### TASK PROMPT
Quote the full listing word for word.
= = = = = = =
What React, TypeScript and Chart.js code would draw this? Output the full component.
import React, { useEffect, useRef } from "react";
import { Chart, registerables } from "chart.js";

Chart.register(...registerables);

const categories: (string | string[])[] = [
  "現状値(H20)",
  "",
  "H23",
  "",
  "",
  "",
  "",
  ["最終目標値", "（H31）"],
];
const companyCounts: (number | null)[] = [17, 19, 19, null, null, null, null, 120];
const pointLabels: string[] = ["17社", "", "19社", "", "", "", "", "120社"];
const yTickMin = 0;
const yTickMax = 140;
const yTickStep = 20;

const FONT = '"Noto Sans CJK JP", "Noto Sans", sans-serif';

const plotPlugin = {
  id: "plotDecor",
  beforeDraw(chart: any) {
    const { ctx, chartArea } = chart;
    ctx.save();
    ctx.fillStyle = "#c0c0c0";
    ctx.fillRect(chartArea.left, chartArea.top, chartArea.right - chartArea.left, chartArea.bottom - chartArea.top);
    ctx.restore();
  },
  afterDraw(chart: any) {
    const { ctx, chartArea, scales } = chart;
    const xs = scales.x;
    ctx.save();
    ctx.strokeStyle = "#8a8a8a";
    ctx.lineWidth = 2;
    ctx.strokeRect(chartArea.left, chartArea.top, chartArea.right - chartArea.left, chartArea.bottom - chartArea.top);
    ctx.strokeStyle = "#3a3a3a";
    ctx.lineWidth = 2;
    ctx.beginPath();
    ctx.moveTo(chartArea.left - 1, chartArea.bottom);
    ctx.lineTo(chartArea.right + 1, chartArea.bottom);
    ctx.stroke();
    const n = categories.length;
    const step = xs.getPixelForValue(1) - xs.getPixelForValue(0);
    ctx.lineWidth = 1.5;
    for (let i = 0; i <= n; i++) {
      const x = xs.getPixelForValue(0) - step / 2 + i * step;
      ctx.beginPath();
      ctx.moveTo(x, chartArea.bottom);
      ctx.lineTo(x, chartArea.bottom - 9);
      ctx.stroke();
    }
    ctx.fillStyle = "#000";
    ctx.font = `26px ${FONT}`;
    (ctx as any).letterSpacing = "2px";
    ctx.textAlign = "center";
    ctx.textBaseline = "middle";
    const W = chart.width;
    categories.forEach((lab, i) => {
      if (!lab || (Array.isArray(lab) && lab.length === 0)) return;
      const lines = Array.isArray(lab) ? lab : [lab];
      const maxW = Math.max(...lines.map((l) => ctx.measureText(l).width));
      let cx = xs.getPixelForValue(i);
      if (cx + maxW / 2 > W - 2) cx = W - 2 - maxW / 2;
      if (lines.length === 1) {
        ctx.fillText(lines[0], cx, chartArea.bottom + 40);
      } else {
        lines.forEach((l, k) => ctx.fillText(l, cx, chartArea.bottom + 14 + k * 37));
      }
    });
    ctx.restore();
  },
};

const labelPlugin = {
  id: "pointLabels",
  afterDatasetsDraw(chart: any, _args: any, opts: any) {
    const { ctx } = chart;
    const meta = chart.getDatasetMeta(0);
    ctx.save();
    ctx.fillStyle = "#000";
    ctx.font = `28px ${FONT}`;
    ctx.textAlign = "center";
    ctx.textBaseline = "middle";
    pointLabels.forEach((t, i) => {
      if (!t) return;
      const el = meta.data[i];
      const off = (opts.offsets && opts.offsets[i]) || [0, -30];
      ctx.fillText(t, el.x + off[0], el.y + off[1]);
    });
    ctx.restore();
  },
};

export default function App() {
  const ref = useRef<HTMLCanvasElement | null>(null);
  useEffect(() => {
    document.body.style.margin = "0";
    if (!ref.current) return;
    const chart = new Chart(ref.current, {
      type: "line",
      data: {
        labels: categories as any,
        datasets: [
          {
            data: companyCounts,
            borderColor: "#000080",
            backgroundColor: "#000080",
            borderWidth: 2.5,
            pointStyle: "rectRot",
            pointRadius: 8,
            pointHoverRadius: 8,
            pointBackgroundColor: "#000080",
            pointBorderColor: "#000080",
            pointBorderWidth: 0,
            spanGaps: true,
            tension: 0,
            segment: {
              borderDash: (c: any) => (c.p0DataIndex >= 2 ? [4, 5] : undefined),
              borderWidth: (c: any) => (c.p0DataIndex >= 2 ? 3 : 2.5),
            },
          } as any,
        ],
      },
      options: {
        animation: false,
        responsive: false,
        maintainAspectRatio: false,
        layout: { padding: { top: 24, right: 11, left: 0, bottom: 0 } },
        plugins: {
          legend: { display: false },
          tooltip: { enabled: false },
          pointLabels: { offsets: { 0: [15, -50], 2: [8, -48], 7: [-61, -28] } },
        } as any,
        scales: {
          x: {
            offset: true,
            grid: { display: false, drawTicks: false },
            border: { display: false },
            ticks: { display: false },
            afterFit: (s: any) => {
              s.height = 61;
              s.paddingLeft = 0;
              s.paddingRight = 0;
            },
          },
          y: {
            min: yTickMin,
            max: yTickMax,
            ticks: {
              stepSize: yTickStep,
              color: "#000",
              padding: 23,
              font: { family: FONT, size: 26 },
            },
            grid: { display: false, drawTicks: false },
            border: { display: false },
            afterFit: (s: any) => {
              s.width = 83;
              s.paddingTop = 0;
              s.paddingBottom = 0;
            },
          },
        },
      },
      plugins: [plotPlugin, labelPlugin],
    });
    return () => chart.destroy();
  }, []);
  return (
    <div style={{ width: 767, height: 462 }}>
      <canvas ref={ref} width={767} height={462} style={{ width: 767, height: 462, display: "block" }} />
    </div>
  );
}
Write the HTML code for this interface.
= = = = = = =
### SOLVED PROBLEM
What React, TypeScript and Chart.js code would draw this? Output the full component.
import React, { useEffect, useRef } from "react";
import { Chart, registerables } from "chart.js";

Chart.register(...registerables);

const categories: (string | string[])[] = [
  "現状値(H20)",
  "",
  "H23",
  "",
  "",
  "",
  "",
  ["最終目標値", "（H31）"],
];
const companyCounts: (number | null)[] = [17, 19, 19, null, null, null, null, 120];
const pointLabels: string[] = ["17社", "", "19社", "", "", "", "", "120社"];
const yTickMin = 0;
const yTickMax = 140;
const yTickStep = 20;

const FONT = '"Noto Sans CJK JP", "Noto Sans", sans-serif';

const plotPlugin = {
  id: "plotDecor",
  beforeDraw(chart: any) {
    const { ctx, chartArea } = chart;
    ctx.save();
    ctx.fillStyle = "#c0c0c0";
    ctx.fillRect(chartArea.left, chartArea.top, chartArea.right - chartArea.left, chartArea.bottom - chartArea.top);
    ctx.restore();
  },
  afterDraw(chart: any) {
    const { ctx, chartArea, scales } = chart;
    const xs = scales.x;
    ctx.save();
    ctx.strokeStyle = "#8a8a8a";
    ctx.lineWidth = 2;
    ctx.strokeRect(chartArea.left, chartArea.top, chartArea.right - chartArea.left, chartArea.bottom - chartArea.top);
    ctx.strokeStyle = "#3a3a3a";
    ctx.lineWidth = 2;
    ctx.beginPath();
    ctx.moveTo(chartArea.left - 1, chartArea.bottom);
    ctx.lineTo(chartArea.right + 1, chartArea.bottom);
    ctx.stroke();
    const n = categories.length;
    const step = xs.getPixelForValue(1) - xs.getPixelForValue(0);
    ctx.lineWidth = 1.5;
    for (let i = 0; i <= n; i++) {
      const x = xs.getPixelForValue(0) - step / 2 + i * step;
      ctx.beginPath();
      ctx.moveTo(x, chartArea.bottom);
      ctx.lineTo(x, chartArea.bottom - 9);
      ctx.stroke();
    }
    ctx.fillStyle = "#000";
    ctx.font = `26px ${FONT}`;
    (ctx as any).letterSpacing = "2px";
    ctx.textAlign = "center";
    ctx.textBaseline = "middle";
    const W = chart.width;
    categories.forEach((lab, i) => {
      if (!lab || (Array.isArray(lab) && lab.length === 0)) return;
      const lines = Array.isArray(lab) ? lab : [lab];
      const maxW = Math.max(...lines.map((l) => ctx.measureText(l).width));
      let cx = xs.getPixelForValue(i);
      if (cx + maxW / 2 > W - 2) cx = W - 2 - maxW / 2;
      if (lines.length === 1) {
        ctx.fillText(lines[0], cx, chartArea.bottom + 40);
      } else {
        lines.forEach((l, k) => ctx.fillText(l, cx, chartArea.bottom + 14 + k * 37));
      }
    });
    ctx.restore();
  },
};

const labelPlugin = {
  id: "pointLabels",
  afterDatasetsDraw(chart: any, _args: any, opts: any) {
    const { ctx } = chart;
    const meta = chart.getDatasetMeta(0);
    ctx.save();
    ctx.fillStyle = "#000";
    ctx.font = `28px ${FONT}`;
    ctx.textAlign = "center";
    ctx.textBaseline = "middle";
    pointLabels.forEach((t, i) => {
      if (!t) return;
      const el = meta.data[i];
      const off = (opts.offsets && opts.offsets[i]) || [0, -30];
      ctx.fillText(t, el.x + off[0], el.y + off[1]);
    });
    ctx.restore();
  },
};

export default function App() {
  const ref = useRef<HTMLCanvasElement | null>(null);
  useEffect(() => {
    document.body.style.margin = "0";
    if (!ref.current) return;
    const chart = new Chart(ref.current, {
      type: "line",
      data: {
        labels: categories as any,
        datasets: [
          {
            data: companyCounts,
            borderColor: "#000080",
            backgroundColor: "#000080",
            borderWidth: 2.5,
            pointStyle: "rectRot",
            pointRadius: 8,
            pointHoverRadius: 8,
            pointBackgroundColor: "#000080",
            pointBorderColor: "#000080",
            pointBorderWidth: 0,
            spanGaps: true,
            tension: 0,
            segment: {
              borderDash: (c: any) => (c.p0DataIndex >= 2 ? [4, 5] : undefined),
              borderWidth: (c: any) => (c.p0DataIndex >= 2 ? 3 : 2.5),
            },
          } as any,
        ],
      },
      options: {
        animation: false,
        responsive: false,
        maintainAspectRatio: false,
        layout: { padding: { top: 24, right: 11, left: 0, bottom: 0 } },
        plugins: {
          legend: { display: false },
          tooltip: { enabled: false },
          pointLabels: { offsets: { 0: [15, -50], 2: [8, -48], 7: [-61, -28] } },
        } as any,
        scales: {
          x: {
            offset: true,
            grid: { display: false, drawTicks: false },
            border: { display: false },
            ticks: { display: false },
            afterFit: (s: any) => {
              s.height = 61;
              s.paddingLeft = 0;
              s.paddingRight = 0;
            },
          },
          y: {
            min: yTickMin,
            max: yTickMax,
            ticks: {
              stepSize: yTickStep,
              color: "#000",
              padding: 23,
              font: { family: FONT, size: 26 },
            },
            grid: { display: false, drawTicks: false },
            border: { display: false },
            afterFit: (s: any) => {
              s.width = 83;
              s.paddingTop = 0;
              s.paddingBottom = 0;
            },
          },
        },
      },
      plugins: [plotPlugin, labelPlugin],
    });
    return () => chart.destroy();
  }, []);
  return (
    <div style={{ width: 767, height: 462 }}>
      <canvas ref={ref} width={767} height={462} style={{ width: 767, height: 462, display: "block" }} />
    </div>
  );
}
Write the HTML code for this interface.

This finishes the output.